Chinese Character/Word Segmentation Issues

@Russell_Sancto I do agree with you that it would be ideal if single characters that have no meaning when used alone were always flagged as such. This is definitely the main weakness of the Zhongwen extension mentioned above. I think the Pleco mobile app presents bound characters much more clearly, but then it isn’t trying to fit everything into hover text.

Having said that though, I would say that in most cases bound characters do tend to have had distinct meanings in ancient forms of Chinese, rather than only taking meaning from their usages in compound words.
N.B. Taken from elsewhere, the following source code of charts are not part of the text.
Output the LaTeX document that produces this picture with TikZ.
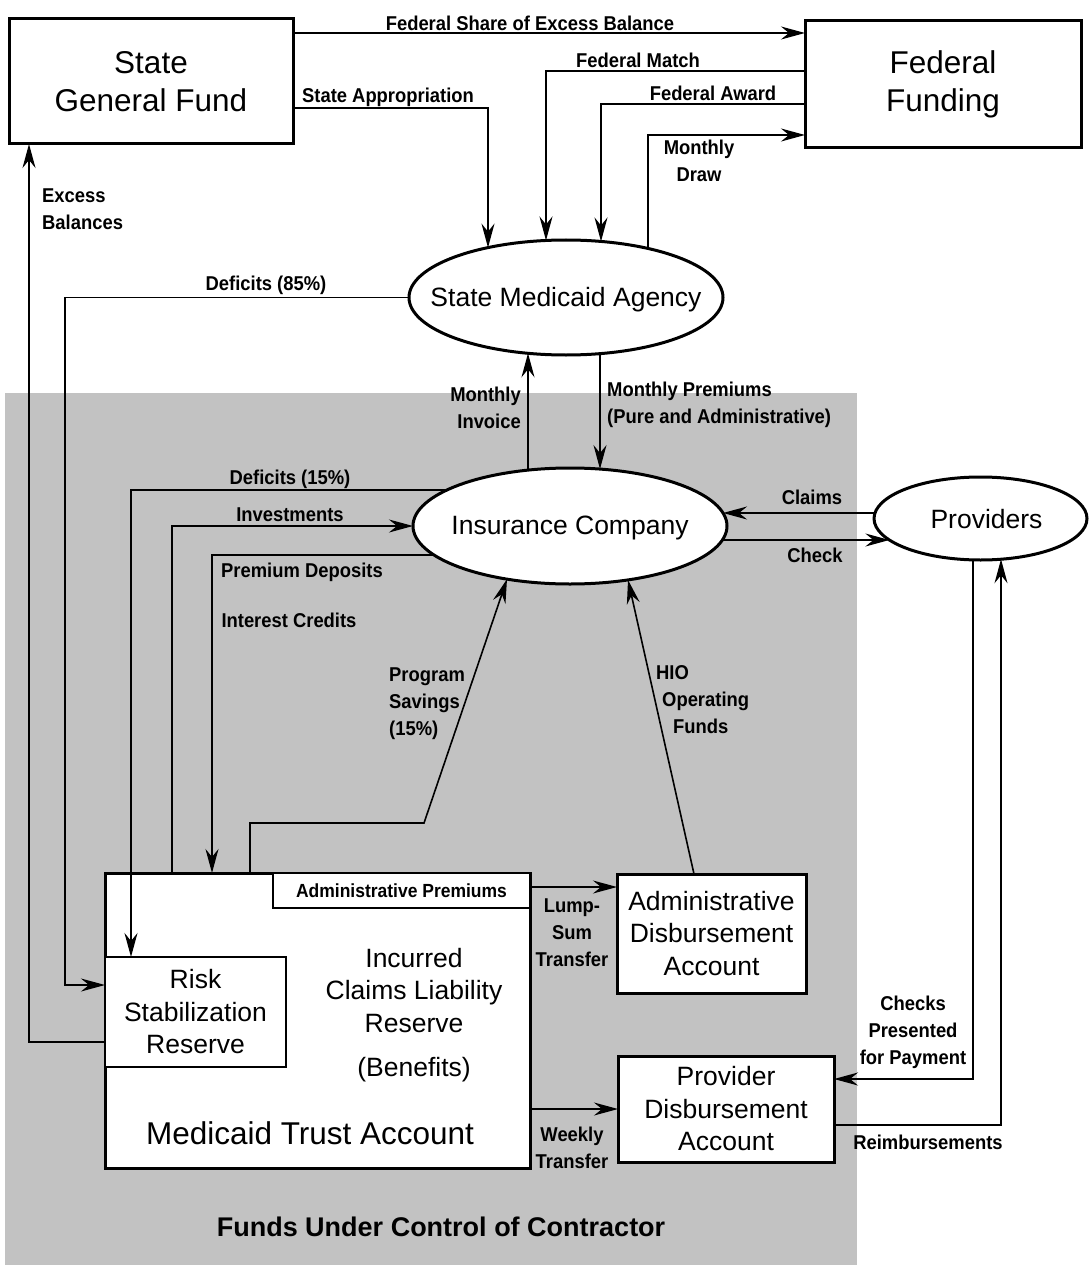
\documentclass[tikz,border=0pt]{standalone}
\usepackage{fontspec}
\setmainfont{Liberation Sans}
\newfontfamily\lblfont{Liberation Sans}[FakeStretch=0.92]
\usetikzlibrary{arrows.meta,shapes.geometric,calc}

\tikzset{
  bigtxt/.style={font=\fontsize{31.5}{38}\selectfont, align=center},
  midtxt/.style={font=\fontsize{26.5}{32.5}\selectfont, align=center},
  lbl/.style={font=\lblfont\bfseries\fontsize{20}{27}\selectfont, inner sep=0pt},
  box/.style={draw, line width=3pt, fill=white, inner sep=0pt, outer sep=0pt},
  ibox/.style={draw, line width=2.4pt, fill=white, inner sep=0pt, outer sep=0pt},
  oval/.style={ellipse, draw, line width=3pt, fill=white, inner sep=0pt, outer sep=0pt},
  flow/.style={line width=1.6pt, -{Stealth[length=24pt,width=13pt,inset=8pt]}},
}

\begin{document}
\begin{tikzpicture}[x=1pt, y=-1pt,
  declare function={
    smaT(\x)=297.5-57.5*sqrt(1-((\x-566)/157)^2);
    smaB(\x)=297.5+57.5*sqrt(1-((\x-566)/157)^2);
    icT(\x)=526-58*sqrt(1-((\x-570)/157)^2);
    icB(\x)=526+58*sqrt(1-((\x-570)/157)^2);
    icL(\y)=570-157*sqrt(1-((\y-526)/58)^2);
    icR(\y)=570+157*sqrt(1-((\y-526)/58)^2);
    prL(\y)=980.5-106.5*sqrt(1-((\y-518.5)/41.5)^2);
    prB(\x)=518.5+41.5*sqrt(1-((\x-980.5)/106.5)^2);
  }]
\useasboundingbox (0,0) rectangle (1091,1265);
\fill[white] (0,0) rectangle (1091,1265);

% contractor-controlled area
\fill[black!24] (5,393) rectangle (857,1265);

% ---- nodes ----
\node[box, bigtxt, minimum width=284pt, minimum height=125pt] (sgf) at (151,81.5) {State\\General Fund};
\node[box, bigtxt, minimum width=276pt, minimum height=127pt] (fed) at (943,84.5) {Federal\\Funding};
\node[oval, minimum width=314pt, minimum height=115pt,
      label={[midtxt, yshift=-2pt]center:State Medicaid Agency}] (sma) at (566,297.5) {};
\node[oval, minimum width=314pt, minimum height=116pt,
      label={[midtxt, yshift=-2pt]center:Insurance Company}] (ic) at (570,526) {};
\node[oval, minimum width=213pt, minimum height=83pt,
      label={[midtxt, xshift=6pt, yshift=-1pt]center:Providers}] (prov) at (980.5,518.5) {};

\node[box, minimum width=425pt, minimum height=295pt] (trust) at (317.5,1020.5) {};
\node[ibox, lbl, font=\lblfont\bfseries\fontsize{19}{24}\selectfont, minimum width=257pt, minimum height=35pt] (admprem) at (401.5,890.5) {Administrative Premiums};
\node[ibox, midtxt, minimum width=181pt, minimum height=110pt] (risk) at (195.5,1012) {Risk\\Stabilization\\Reserve};
\node[midtxt] (icl) at (414,990.5) {Incurred\\Claims Liability\\Reserve};
\node[midtxt] (ben) at (414,1070) {(Benefits)};
\node[bigtxt] (mta) at (310,1133) {Medicaid Trust Account};

\node[box, midtxt, minimum width=189pt, minimum height=119pt] (adm) at (711.5,933.5) {Administrative\\Disbursement\\Account};
\node[box, midtxt, minimum width=216pt, minimum height=106pt] (pdis) at (726,1109) {Provider\\Disbursement\\Account};

% ---- connectors ----
\draw[flow] (sgf.east |- 0,33) -- (fed.west |- 0,33);
\draw[flow] (sgf.east |- 0,108) -| (488,{smaT(488)});
\draw[flow] (fed.west |- 0,71) -| (546,{smaT(546)});
\draw[flow] (fed.west |- 0,104) -| (601,{smaT(601)});
\draw[flow] (648,{smaT(648)}) |- (fed.west |- 0,135);
\draw[flow] (risk.west |- 0,1042) -| (sgf.south -| 29,0);
\draw[flow] (sma.west) -| (65,985) -- (risk.west |- 0,985);
\draw[flow] (528,{icT(528)}) -- (528,{smaB(528)});
\draw[flow] (600,{smaB(600)}) -- (600,{icT(600)});
\draw[flow] ({icL(490)},490) -| (risk.north -| 131,0);
\draw[flow] (trust.north -| 172,0) |- (ic.west);
\draw[flow] ({icL(555)},555) -| (trust.north -| 212,0);
\draw[flow] (trust.north -| 250,0) |- (424,823) -- (507,{icB(507)});
\draw[flow] (adm.north -| 694,0) -- (628,{icB(628)});
\draw[flow] ({prL(513)},513) -- ({icR(513)},513);
\draw[flow] ({icR(540)},540) -- ({prL(540)},540);
\draw[flow] (trust.east |- 0,887) -- (adm.west |- 0,887);
\draw[flow] (trust.east |- 0,1109) -- (pdis.west |- 0,1109);
\draw[flow] (973,{prB(973)}) |- (pdis.east |- 0,1079);
\draw[flow] (pdis.east |- 0,1125) -| (1001,{prB(1001)});

% ---- connector labels ----
\node[lbl] (t-fs) at (530,23) {Federal Share of Excess Balance};
\node[lbl] (t-sa) at (388,97) {State Appropriation};
\node[lbl] (t-fm) at (638,60) {Federal Match};
\node[lbl] (t-fa) at (713,93) {Federal Award};
\node[lbl, align=center] (t-md) at (699,161) {Monthly\\Draw};
\node[lbl, align=left, anchor=west] (t-eb) at (42,209) {Excess\\Balances};
\node[lbl] (t-d85) at (266,285) {Deficits (85\%)};
\node[lbl, align=right, anchor=east] (t-mi) at (521,408) {Monthly\\Invoice};
\node[lbl, align=left, anchor=west] (t-mp) at (607,405) {Monthly Premiums\\(Pure and Administrative)};
\node[lbl] (t-d15) at (290,479) {Deficits (15\%)};
\node[lbl] (t-inv) at (290,515) {Investments};
\node[lbl] (t-pd) at (302,572) {Premium Deposits};
\node[lbl] (t-ic) at (289,620) {Interest Credits};
\node[lbl] (t-cl) at (812,497) {Claims};
\node[lbl] (t-ch) at (815,555) {Check};
\node[lbl, align=left, anchor=west] (t-ps) at (389,704) {Program\\Savings\\(15\%)};
\node[lbl, align=left, anchor=west] (t-hio) at (656,700) {HIO\\\hspace*{6pt}Operating\\\hspace*{17pt}Funds};
\node[lbl, align=center] (t-ls) at (572,933) {Lump-\\Sum\\Transfer};
\node[lbl, align=center] (t-wt) at (572,1148) {Weekly\\Transfer};
\node[lbl, align=center] (t-cp) at (913,1032) {Checks\\Presented\\for Payment};
\node[lbl] (t-rb) at (928,1142) {Reimbursements};

\node[font=\bfseries\fontsize{27}{32}\selectfont] (fucc) at (441,1227) {Funds Under Control of Contractor};
\end{tikzpicture}
\end{document}
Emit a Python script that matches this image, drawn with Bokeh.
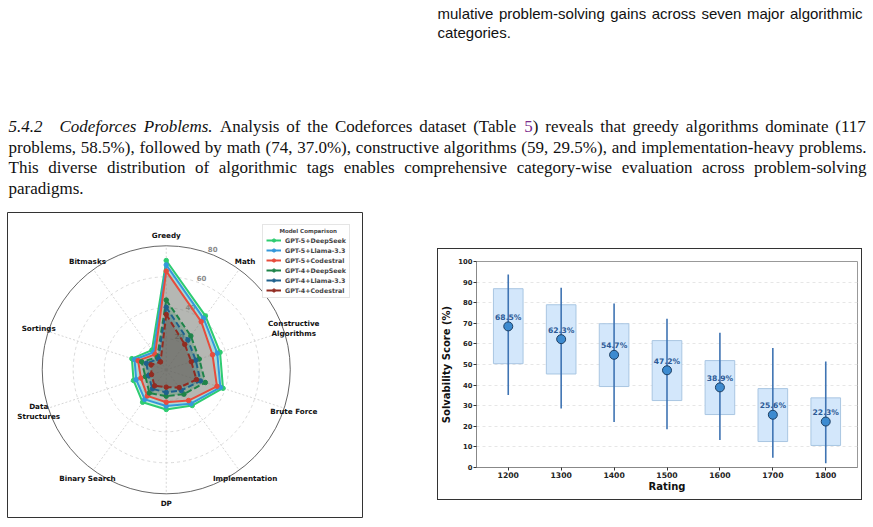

So, I think a better analogy for definitions of single bound characters, is that it’s a little more like listing below the main definition for ‘telephone’, that ‘tele-’ is a prefix meaning ‘far away’ and ‘phone’ refers to the sound of a voice, and both of those derive from ancient Greek words that you don’t need to know and can’t use in English.

Knowing them isn’t harmful, as long as you understand that they’re bound syllables, though. They might actually be useful in helping you with understanding new words later, say when you see ‘telemedicine’ and ‘phonetics’ for the first time.

I’d say this goes doubly for a langage like Chinese where you can see that it’s definitely the same character and not coincidentally the same syllable, so there’s a high chance that it has the same linguistic root.

Although there can still be ambiguity over whether a character in a new word is the same as one you know elsewhere. Of course, loan words from other languages cause problems when the characters used are purely phonetic.

Also, in some cases the character simplification process has caused different characters with distinct meanings to be combined together into a single character like with 面. The measure word for surfaces isn’t meant to be ‘a noodles of’, in traditional characters flour/noodles is 麵, which has 面 on the right side because it’s pronounced the same as surface/plane/aspect (in ancient Chinese this character mean originally meant ‘face’). Personally I’d have preferred it if they’d simplified 麵 to something like 饣+ 面 (ie, added the radical for eating/food) - it’s not technically correct by the simplication rules, but it sure is better than arbitrarily combining it with another word.

Ideally a really useful definition list would omit irrelevant definitions when it knows it’s a presenting a loan word or that a particular character in the word is a simplified from a specific character meaning in this context - this is probably a bit much to ask for a simple definition panel though!